Bagaimana langit Adelaide? Apakah sama seperti yang digambarkan Adhitia Sofyan?
Langit Surabaya masih biru. Panas sekali. Tapi belakangan mendung dan hujan. Barangkali masih seperti yang kamu ingat delapan tahun lalu.
Beberapa tahun belakangan aku mencoba beberapa hobi baru yang tidak berkaitan dengan kamu. Bukan karena ingin melupakanmu. Tapi karena aku ingin menahan diri untuk tidak bercerita tentang banyak hal di antara kita yang beririsan itu; film klasik yang diputar di layar lebar, buku yang tokohnya mengingatkanku padamu, Jogja yang makin panas dan sangat turistik itu, buku filsafat yang aku temukan di kamar adikku, dan banyak hal lain.
Ini sungguh tidak adil. Aku menyukai hobi-hobi itu sebelum aku bertemu kamu. Lalu kini aku enggan menyentuhnya lagi karena aku takut mengingatmu dan harus menahan diri untuk menghubungimu.

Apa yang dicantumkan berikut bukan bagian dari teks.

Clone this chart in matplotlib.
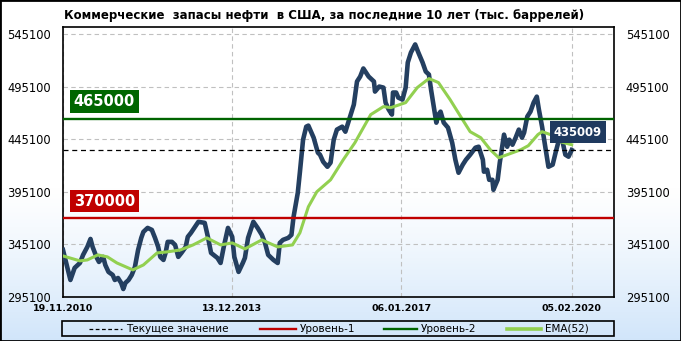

Lebih bajingan lagi, ingatanku tentangmu terputar jelas di kepala pada hobi-hobi itu: kemaja kotak-kotak dan posisi menunduk membaca buku ketika menungguku untuk bertemu di kios kopi, kepalamu yang meneleng itu dengan menyembunyikan tangan di belakang punggung ketika berhadapan dengan karya seni, mata memicing atau menutup sebelah atau mengerutkan alis ketika kameraku mengarah padamu, rona merah padam pada mukamu ketika aku menyerahkan cerita pendek buatanku tentangmu, dan lain lain lain lain.

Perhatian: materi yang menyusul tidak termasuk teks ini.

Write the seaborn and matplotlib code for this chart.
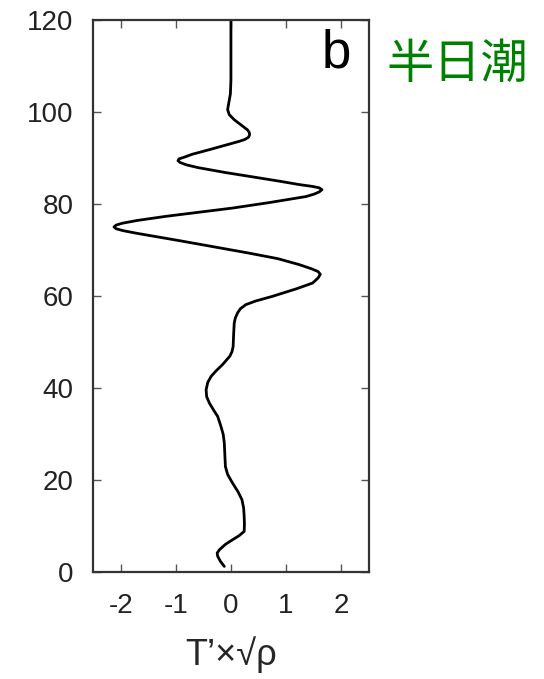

Tapi kini belakangan aku kembali menyukai hobi hobi itu. Aku pergi berkelana, ke Jogja. Aku membaca buku lagi. Entah kenapa belakangan sensitivitas kosakataku kembali. Aku kembali menulis hal-hal kecil untuk diriku sendiri. Sepertinya aku lebih cocok menulis untuk diriku sendiri meski aku mampu menghasilkan karya-karya yang lebih besar. Aku rindu sekali menulis. Aku juga kembali suka menonton film. Baru saja aku membeli tiket terusan 3 film akhir pekan ini. Kamu tahu, Opera Jawa diputar di pembukaan JAFF tahun ini. Citizen Kane diputar di layar lebar di Jakarta. Aku ingin sekali membaca Anak Bajang Mengayun Bulan yang bercerita tentang tokoh wayang favoritmu, Karna. Bapak kini suka menonton wayang dari ponselnya kalau kamu ingin tahu kabarnya. Bulan depan ibu pensiun kalau kamu ingin tahu kabarnya. Itu saja.
Ada satu hobi baru yang sama sekali tidak mengingatkanku padamu. Hobi yang sangat sepi dan sepertinya tidak akan aku izinkan sembarangan orang masuk untuk membuatnya terasa semakin menyenangkan. Sebab yang telah terjadi adalah ketika hubungannya asing, hobinya ikut asing. Aku tidak mau hal itu terulang untuk yang ketiga kali.
Aku juga bertemu dan bercakap dengan orang-orang baru. Hal yang paling bajingan dari fase ini adalah aku selalu membandingkan mereka denganmu: ah pemikirannya tidak tajam, ah ketikannya tidak sesuai kaidah berbahasa, ah tidak mampu memantik percakapan yang menarik, ah wawasannya cetek, dan lain lain lain.
Tapi mungkin aku akan bertemu seorang yang tidak seperti kamu dan itu yang membuatku mau.
Barangkali jika nanti hatiku telah jatuh pada yang lain, aku tak mungkin bisa menulis banyak tentangnya. Biarkan ia menjadj pusat duniaku, sedangkan kamu telah menjadi pusat imajiku. Agar aku terus menulis dan punya karya. Ingat, kamu punya utang nyawa untuk satu cerita pendek yang belum selesai.